Moving over to the p-block, we find the diagonal pair that arguably has the greatest impact on technology: Boron and Silicon. They are the quintessential metalloids, existing at the frontier between metals and nonmetals. Their unique properties, which they share due to their diagonal relationship, make them master builders of materials.

In their elemental forms, both boron and silicon are hard, high-melting-point solids that are semiconductors. This is no coincidence. Their similar electronegativity and size predispose them to form strong, directional, covalent bonds. They don't form metallic lattices with delocalized electrons, nor do they form small, discrete molecules like a true nonmetal. Instead, they build vast, three-dimensional covalent networks. This rigid, strongly bonded structure is responsible for their hardness and high melting points, and the specific electronic structure of this network creates the all-important band gap that gives them their semiconducting properties—the very properties that underpin modern electronics.

The ultimate collaboration between these two elements is found in a material you likely use every day: borosilicate glass (sold under trade names like Pyrex). Why can you take a borosilicate beaker out of an oven and run it under cold water without it shattering? The answer lies in the diagonal relationship. The oxides of boron ($\text{B}_2\text{O}_3$) and silicon ($\text{SiO}_2$) are chemically very similar. Both are acidic oxides that act as "network formers," creating amorphous, glassy polymers of corner-sharing polyhedra ($\text{BO}_3$ triangles and $\text{SiO}_4$ tetrahedra). Because the chemical personalities of B and Si are so alike, their oxides can be melted together and will co-polymerize seamlessly into a single, unified glass network. This mixed network has a very low coefficient of thermal expansion, meaning it expands and contracts very little with changes in temperature, making it resistant to thermal shock. That remarkable property is a direct macroscopic consequence of a microscopic similarity dictated by the diagonal relationship.

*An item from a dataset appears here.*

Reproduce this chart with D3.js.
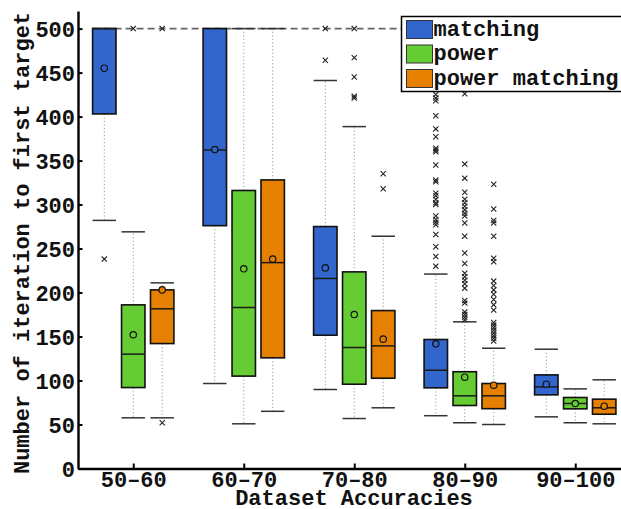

This principle extends to their hydrides. While aluminum forms a more ionic, polymeric hydride, both boron and silicon form volatile, molecular hydrides (diborane, $\text{B}_2\text{H}_6$, and silane, $\text{SiH}_4$) with highly covalent B-H and Si-H bonds—another testament to their shared non-metallic character. Finally, even their redox chemistries show similarities. A comparative analysis shows that both beryllium and aluminum are strong reducing agents that are thermodynamically poised to react with acid, with no stable intermediate oxidation states in aqueous solution.

From organic synthesis to the strength of glass, the diagonal relationship is a unifying thread. It reminds us that the periodic table is more than just a table of elements; it is a map of chemical logic. The seemingly simple trends of size and charge create a rich and complex landscape of properties, with hidden pathways and surprising connections. The journey along the diagonal reveals the deep unity of chemistry, showing how the same fundamental principles can predict the structure of a complex molecule, the outcome of a reaction, and the properties of a high-tech material.